ОДНАЖДЫ мне организовали свидание с Полянским.Он тогда (в 70-е годы. - Ред.) был министром сельского хозяйства. У меня был вопрос насчет квартиры и как в Москве прописаться. Как только я вошел, он начал говорить, и я перебить не мог. "Михаил, вы к нам пришли, я вас, во-первых, очень люблю. Сатиру мы должны сейчас поднимать". Раздернул карту Советского Союза и сказал: "То, что вы говорите, в сущности, это такая мелочь. Вот здесь у нас люди голодают, здесь воды нет, здесь мучаются, здесь собрали урожай на целине, а он весь гниет. Нам сатира до зарезу нужна". Он говорил непрерывно. Что мои пленки есть у Брежнева на магнитофоне, у Биляка, у него. "Когда я отдыхаю в саду, то слушаю вас и наслаждаюсь, вы великий талант". А у меня квартирный вопрос, прописка. Молчу, потому что не могу перебить члена Политбюро. И он сказал: "Усиливайте, говорите резче, говорите смелей. Михаил Манич, ну до свиданья". Он меня вот так проводил под попу к дверям. Без ничего. Я с чем пришел, с тем и ушел. Ничего я не пипснул, ни одного вопроса. Все горело внутри меня, я все забыл. Я ушел, как всегда окрыленный. Как идиот, но окрыленный.
Стабильность и взятки
ЕЩЕ ОДНО изречение. "Я впервые в вашей стране", - сказала американка. "Мы тоже", - сказали мы. Эта страна создана для юмора, она создана для МЧС, она создана для сатиры. Какое-то время тишина, никто не смеется. Это называется стабильность. Привыкаешь. Хотя какая стабильность?
Стабильность в том, что эти брали взятки и берут. В этом стабильность. Из больницы трупы идут рекой. К врачу не пробиться, дикие очереди. Все время берут с нас деньги за все. Стабильность какая-то есть.
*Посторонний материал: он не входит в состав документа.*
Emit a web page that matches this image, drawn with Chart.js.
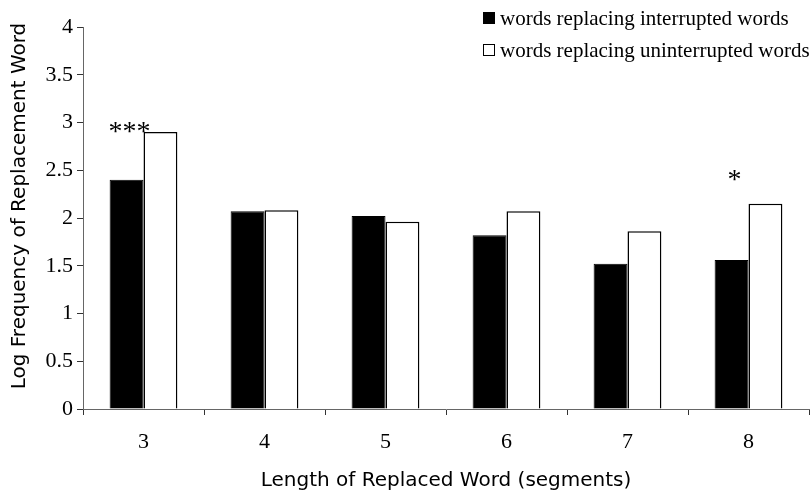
<!DOCTYPE html>
<html>
<head>
<meta charset="utf-8">
<script src="https://cdn.jsdelivr.net/npm/chart.js@4.4.1/dist/chart.umd.min.js"></script>
<style>
  html, body { margin: 0; padding: 0; background: #fff; }
  #wrap { width: 812px; height: 495px; position: relative; }
</style>
</head>
<body>
<div id="wrap"><canvas id="chart"></canvas></div>
<script>
const categories = ['3', '4', '5', '6', '7', '8'];
const interrupted = [2.40, 2.07, 2.02, 1.82, 1.52, 1.56];
const uninterrupted = [2.90, 2.08, 1.96, 2.07, 1.86, 2.15];
const seriesNames = ['words replacing interrupted words', 'words replacing uninterrupted words'];
const yTicks = [0, 0.5, 1, 1.5, 2, 2.5, 3, 3.5, 4];
const yTitle = 'Log Frequency of Replacement Word';
// significance marks: category, text, y value
const sigMarks = [
    { cat: '3', text: '***', y: 2.97 },
    { cat: '8', text: '*', y: 2.46 },
];

const serif = "'Liberation Serif', 'Times New Roman', serif";
const sans = "'DejaVu Sans', sans-serif";

const extras = {
    id: 'extras',
    afterDraw(chart) {
        const ctx = chart.ctx;
        const y = chart.scales.y;
        const meta = chart.getDatasetMeta(0);
        ctx.save();

        // asterisks above bars
        ctx.fillStyle = '#000';
        ctx.font = `28px ${serif}`;
        ctx.textAlign = 'center';
        ctx.textBaseline = 'middle';
        sigMarks.forEach((m) => {
            const i = categories.indexOf(m.cat);
            const bar = meta.data[i];
            ctx.fillText(m.text, bar.x + 3, y.getPixelForValue(m.y) + 7);
        });

        // y axis title (sits a bit above the plot centre in the original)
        ctx.save();
        ctx.translate(20, (chart.chartArea.top + chart.chartArea.bottom) / 2 - 12);
        ctx.rotate(-Math.PI / 2);
        ctx.font = `20px ${sans}`;
        ctx.textAlign = 'center';
        ctx.textBaseline = 'middle';
        ctx.fillText(yTitle, 0, 0);
        ctx.restore();

        // legend at top right
        ctx.font = `21px ${serif}`;
        ctx.textAlign = 'left';
        ctx.textBaseline = 'alphabetic';
        const fills = ['#000', '#fff'];
        seriesNames.forEach((name, i) => {
            const top = 12 + i * 32;
            ctx.fillStyle = fills[i];
            ctx.fillRect(483, top, 12, 12);
            ctx.strokeStyle = '#000';
            ctx.lineWidth = 1;
            ctx.strokeRect(483.5, top + 0.5, 11, 11);
            ctx.fillStyle = '#000';
            ctx.fillText(name, 500, top + 13);
        });
        ctx.restore();
    },
};

new Chart(document.getElementById('chart'), {
    type: 'bar',
    data: {
        labels: categories,
        datasets: [
            {
                label: seriesNames[0],
                data: interrupted,
                backgroundColor: '#000',
                borderColor: '#000',
                borderWidth: 1,
            },
            {
                label: seriesNames[1],
                data: uninterrupted,
                backgroundColor: '#fff',
                borderColor: '#000',
                borderWidth: 1.5,
            },
        ],
    },
    options: {
        responsive: true,
        maintainAspectRatio: false,
        animation: false,
        devicePixelRatio: 1,
        layout: { padding: { top: 27, right: 3, left: 0, bottom: 0 } },
        datasets: { bar: { categoryPercentage: 0.56, barPercentage: 1 } },
        plugins: {
            legend: { display: false },
            tooltip: { enabled: false },
        },
        scales: {
            x: {
                afterFit: (s) => { s.height = 86; },
                grid: {
                    display: true,
                    drawOnChartArea: false,
                    drawTicks: true,
                    tickLength: 6,
                    color: '#333',
                    offset: true,
                },
                border: { display: true, color: '#666', width: 1 },
                ticks: {
                    color: '#000',
                    font: { family: serif, size: 22 },
                    padding: 14,
                },
                title: {
                    display: true,
                    text: 'Length of Replaced Word (segments)',
                    color: '#000',
                    font: { family: sans, size: 20 },
                    padding: { top: 0, bottom: 2 },
                },
            },
            y: {
                min: 0,
                max: 4,
                afterFit: (s) => { s.width = 83; },
                afterBuildTicks: (s) => { s.ticks = yTicks.map((v) => ({ value: v })); },
                grid: {
                    display: true,
                    drawOnChartArea: false,
                    drawTicks: true,
                    tickLength: 6,
                    color: '#333',
                },
                border: { display: true, color: '#666', width: 1 },
                ticks: {
                    color: '#000',
                    font: { family: serif, size: 22 },
                    padding: 4,
                    callback: (v) => String(v),
                },
                title: { display: false },
            },
        },
    },
    plugins: [extras],
});
</script>
</body>
</html>
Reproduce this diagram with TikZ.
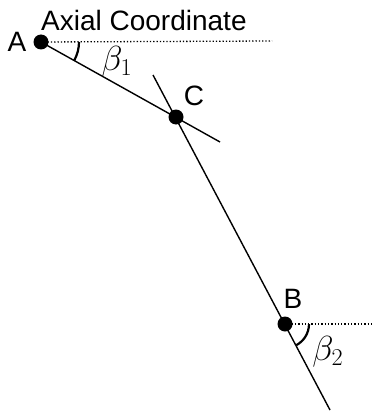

Но вдруг юмора нет какое-то время, анекдотов нет. Потом опять. Эта страна создана для всего этого.
А с другой стороны, я не хочу уезжать. Я тысячу раз, ободряя все население, говорил, что я уезжать не хочу. Все страстно аплодировали, но никто ничего не сделал, чтобы я лучше здесь стал жить. Чтобы кроме собственных обещаний у меня появился какой-то стимул. Почему, когда из Одессы уезжала треть населения, никто не сказал: остановитесь, не уезжайте. И все аплодируют, когда говоришь: да, я буду жить здесь. Это считается большим героизмом, это считается, что действительно я разделяю участь всех.
Последнее время были упреки со стороны конкурентов, друзей, что я близок к власти. Не к власти. Во-первых, в период становления демократии власть сама подходила к популярным людям. Во-вторых, эта жизнь мне нравилась. Я настолько не любил, плохо себя чувствовал в советское время, что сейчас как бы то ни было мне нравится.
Всю жизнь я рос среди стоптанных туфель. Набойки, туфли, носки дырявые. Сейчас, если вниз смотришь, народ в хороших туфлях ходит. Эта жизнь улучшается. Что я могу сделать с собой?